Most Western inner-cities experience difficult encounters between the police and marginalized youths.

Yet there are few comparative studies on policing, race/ethnicity, space, and social order.

There is dissatisfaction and resentment on both sides.

While minorities complain of lack of mobility, harassment, and discriminations by the police, law enforcers resent doing a 'dirty' job-one which is largely ignored by their hierarchy and by mainstream denizens.

This book analyzes and compares the police's inner city presence in France, the US, and Britain.

A cross-national comparison is a complex task because the countries are not of the same size, the institutions respect common law or civil law, the state intervenes more or less in social processes, anti-discrimination policies have diverse elements of legitimacy, rebellious youths have different profiles and so do policemen.

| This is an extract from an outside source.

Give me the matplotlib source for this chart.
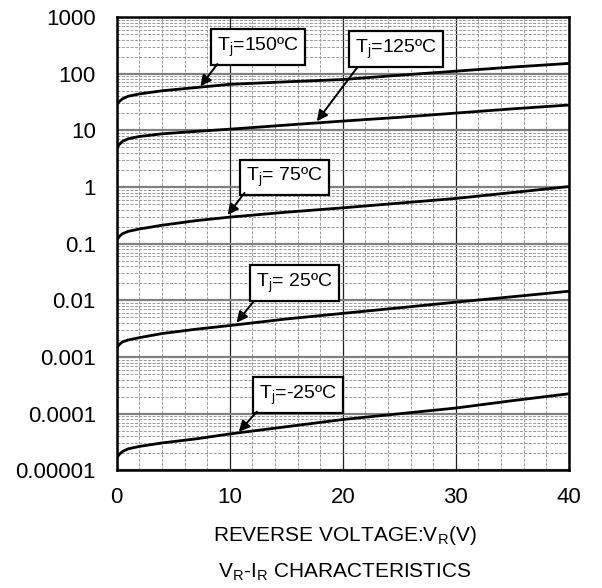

However, the complexity of such comparisons helps to prevent simplistic universalism and ethnocentrism. The research presented in Policing the Inner City in France, Britain, and the US points to the idea that the creation of a more inclusive environment is a sound approach for cities looking to better maintain peace, reduce discrimination, and manage the dynamic between police and citizens in inner cities.

Citizens, posit authors Sophie Body-Gendrot and Catherine Wihtol de Wenden, are not merely passive.

They can resolve and manage low-intensity conflicts.

Good local governance as well as better channels of expression and representation for disaffected residents can alleviate the urgency for social protest.